The renderings are stunning. The design’s ability to silence the usual griping that reflexively erupts in the face of any large development in the city speaks directly to that fact. Indeed, Brooklynites seem downright eager to see it built.
The most striking thing about the new building will be its thinness. This prodigious thinness, although fairly new to the construction industry, has recent precedents in Manhattan, but it is entirely unprecedented in Brooklyn.
The principle conceit of the new project is that it consists of an irregular patchwork of zones, whose color and hue shift according to the cladding — whether black granite, stainless steel, bronze or stone. The building’s surface appears to be configured to resemble flanges that protrude and shoot in one uninterrupted surge all the way from the structure’s base to its summit.
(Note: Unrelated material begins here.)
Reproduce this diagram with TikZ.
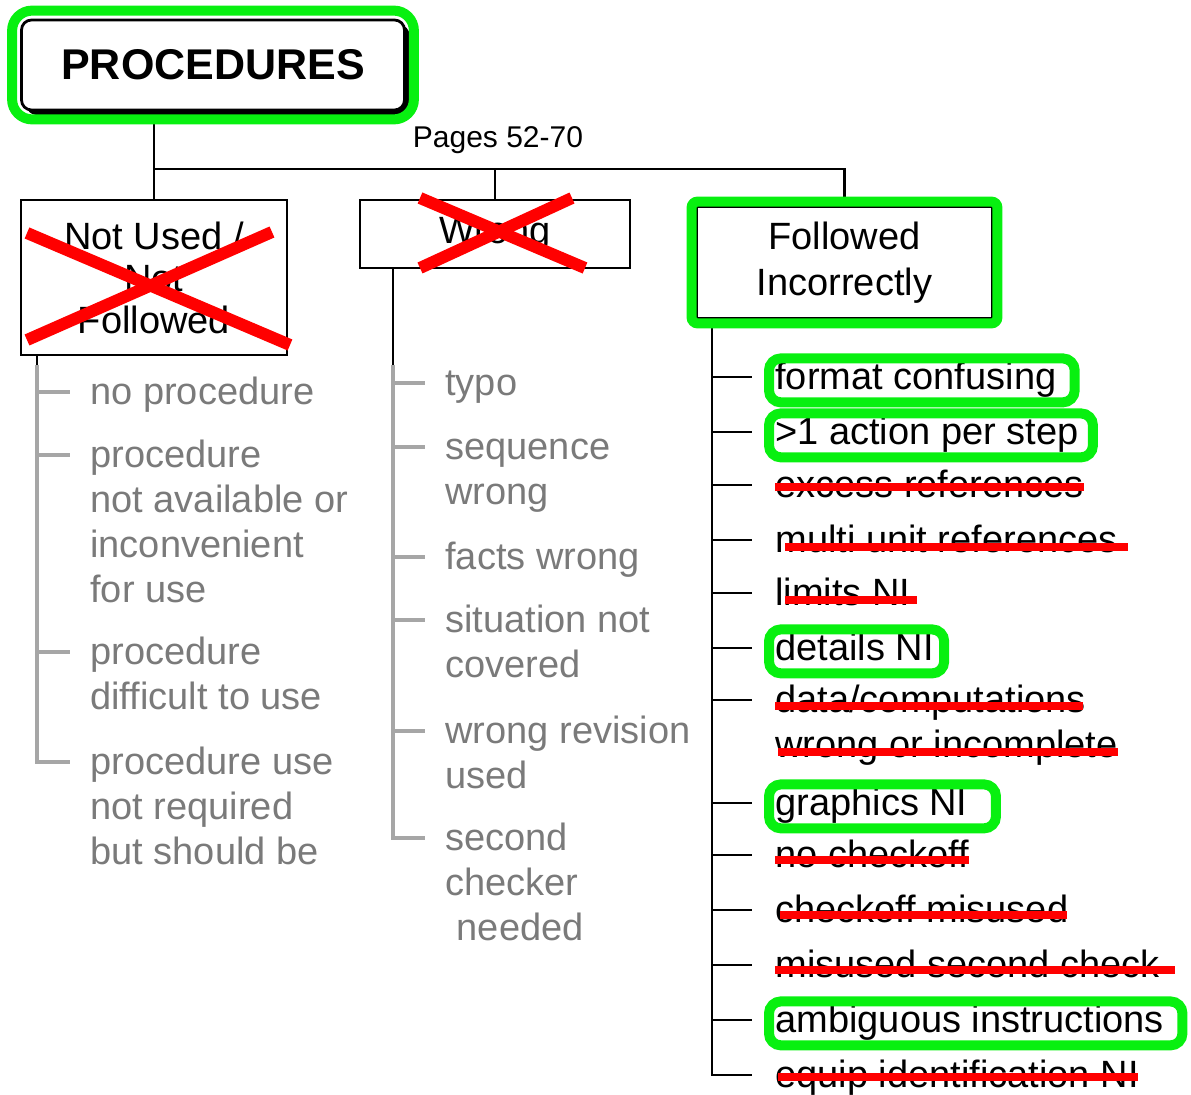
\documentclass[tikz,border=0pt]{standalone}
\usepackage{fontspec}
\setmainfont{Liberation Sans}
\usetikzlibrary{calc,fit,shadows}

\definecolor{kept}{RGB}{8,240,16}
\definecolor{cut}{RGB}{255,0,0}

\tikzset{
  tree/.style={line width=1.4pt},
  faded/.style={line width=1.6pt, draw=black!35},
  catbox/.style={draw, line width=1.4pt, fill=white, align=center,
    font=\fontsize{19}{21}\selectfont},
  item/.style={anchor=base west, inner sep=0pt, text height=13.6pt, text depth=4pt,
    font=\fontsize{19}{22.5}\selectfont},
  fitem/.style={anchor=base west, inner sep=0pt, align=left, text=black!52,
    font=\fontsize{19}{22.5}\selectfont},
  hl/.style={draw=kept, line width=5pt, rounded corners=6pt, inner xsep=3pt, inner ysep=2pt},
  strike/.style={draw=cut, line width=4pt},
  cross/.style={draw=cut, line width=6pt},
}

\begin{document}
\begin{tikzpicture}[x=0.5pt,y=-0.5pt]
  \useasboundingbox (0,0) rectangle (1191,1095);

  % category boxes
  \node[catbox, rounded corners=5pt, minimum width=191.5pt, minimum height=45pt,
    font=\fontsize{21.5}{24}\selectfont\bfseries,
    drop shadow={shadow xshift=2.5pt, shadow yshift=-2.5pt, fill=black, opacity=1}]
    (proc) at (213,65) {PROCEDURES};
  \node[catbox, minimum width=133pt, minimum height=77.5pt] (notused) at (154,277.5) {Not Used /\\Not\\Followed};
  \node[catbox, minimum width=135pt, minimum height=34pt] (wrong) at (495,234) {Wrong};
  \node[catbox, minimum width=147.5pt, minimum height=55.5pt, font=\fontsize{19}{23}\selectfont]
    (followed) at (844.5,262.5) {Followed\\Incorrectly};
  \node[font=\fontsize{15}{17}\selectfont] (pages) at (498,140) {Pages 52-70};

  \coordinate (bus) at (0,169);
  \coordinate (fadeline) at (0,365);
  \coordinate (lspine) at (37,0);
  \coordinate (mspine) at (393,0);
  \coordinate (fspine) at (712,0);

  \draw[tree] (notused.north |- proc.south) -- (notused.north);
  \draw[tree] (notused.north |- bus) -- (bus -| followed.north) -- (followed.north);
  \draw[tree] (wrong.north |- bus) -- (wrong.north);

  % not used / not followed (placed at the last line's baseline)
  \node[fitem] (l1) at (90,405) {no procedure};
  \node[fitem] (l2) at (90,603) {procedure\\not available or\\inconvenient\\for use};
  \node[fitem] (l3) at (90,710) {procedure\\difficult to use};
  \node[fitem] (l4) at (90,865) {procedure use\\not required\\but should be};
  \draw[tree] (notused.south -| lspine) -- (lspine |- fadeline);
  \draw[faded] (lspine |- fadeline) -- ($(l4.base west)+(-53,-103)$) -- ++(33,0);
  \foreach \n/\k in {l1/0, l2/3, l3/1}
    \draw[faded] ($(\n.base west)+(-53,-13-45*\k)$) -- ++(33,0);

  % wrong
  \node[fitem] (m1) at (445,396) {typo};
  \node[fitem] (m2) at (445,505) {sequence\\wrong};
  \node[fitem] (m3) at (445,570) {facts wrong};
  \node[fitem] (m4) at (445,678) {situation not\\covered};
  \node[fitem] (m5) at (445,789) {wrong revision\\used};
  \node[fitem] (m6) at (445,941) {second\\checker\\\hspace{0.3em}needed};
  \draw[tree] (wrong.south -| mspine) -- (mspine |- fadeline);
  \draw[faded] (mspine |- fadeline) -- ($(m6.base west)+(-52,-103)$) -- ++(32,0);
  \foreach \n/\k in {m1/0, m2/1, m3/0, m4/1, m5/1}
    \draw[faded] ($(\n.base west)+(-52,-13-45*\k)$) -- ++(32,0);

  % followed incorrectly
  \node[item] (i1) at (775,390) {format confusing};
  \node[item] (i2) at (775,445) {>1 action per step};
  \node[item] (i3) at (775,498) {excess references};
  \node[item] (i4) at (775,553) {multi unit references};
  \node[item] (i5) at (775,606) {limits NI};
  \node[item] (i6) at (775,661) {details NI};
  \node[item] (i7) at (775,713) {data/computations};
  \node[item] (i7w) at (775,758) {wrong or incomplete};
  \node[item] (i8) at (775,816) {graphics NI};
  \node[item] (i9) at (775,868) {no checkoff};
  \node[item] (i10) at (775,923) {checkoff misused};
  \node[item] (i11) at (775,978) {misused second check};
  \node[item] (i12) at (775,1033) {ambiguous instructions};
  \node[item] (i13) at (775,1088) {equip identification NI};
  \draw[tree] (followed.south -| fspine) -- ($(i13.base west)+(-63,-13)$) -- ++(40,0);
  \foreach \n in {i1,i2,i3,i4,i5,i6,i7,i8,i9,i10,i11,i12}
    \draw[tree] ($(\n.base west)+(-63,-13)$) -- ++(40,0);

  % marks
  \node[hl, rounded corners=10pt, inner sep=4pt, fit=(proc)] (prochl) {};
  \node[hl, rounded corners=3pt, inner sep=2pt, fit=(followed)] (followedhl) {};
  \foreach \n/\r in {i1/12, i2/8, i6/4, i8/22, i12/12} {
    \coordinate (\n-r) at ($(\n.east)+(\r,0)$);
    \node[hl, fit=(\n) (\n-r)] {};
  }
  \foreach \n/\a/\b/\h in {i3/0/0/11, i4/10/10/6, i5/10/6/6, i7/0/-3/7, i7w/3/0/6,
                           i9/0/0/8, i10/5/-2/8, i11/0/15/8, i13/3/-1/11}
    \draw[strike] ($(\n.base west)+(\a,-\h)$) -- ($(\n.base east)+(\b,-\h)$);

  \draw[cross] (27,233) -- (290,345);
  \draw[cross] (27,340) -- (272,232);
  \draw[cross] (420,198) -- (585,268);
  \draw[cross] (420,268) -- (572,198);
\end{tikzpicture}
\end{document}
In fact, these flange-like forms seem to over-shoot the summit in such a way as to produce a fine fretted effect that recalls the Art Deco style that’s so well represented in Brooklyn’s architectural history.
The result is a truly original design that is also deeply satisfying aesthetically, at once elegant, classical and highly unusual.
SHoP has surely been busy over the past decade. The firm is responsible for, among other things, the master plan of the controversial redevelopment of the South Street Seaport area, the so-called East River Esplanade and the redeveloped Domino Sugar Factory site. It also designed the Barclays Center, a project that, although once controversial, now appears to be very well received by the locals — even if, in the eyes of this critic, it is hardly their most successful creation.
And in addition to 111 West 57th Street, it has another project in the works with JDS. That project, at 626 First Avenue, is a pair of striking — and swaying — towers, joined almost literally at the hip by an airborne bridge.
Still, it’s 111 West 57th that comes closest to 9 DeKalb. That tower, too, has a somewhat irregular, improvised shape and a surface textured with flange-like appendages. But even if it promises to be a worthy addition to the Manhattan skyline, it must yield in beauty and iconic impact to what may soon begin to rise in the borough of Brooklyn.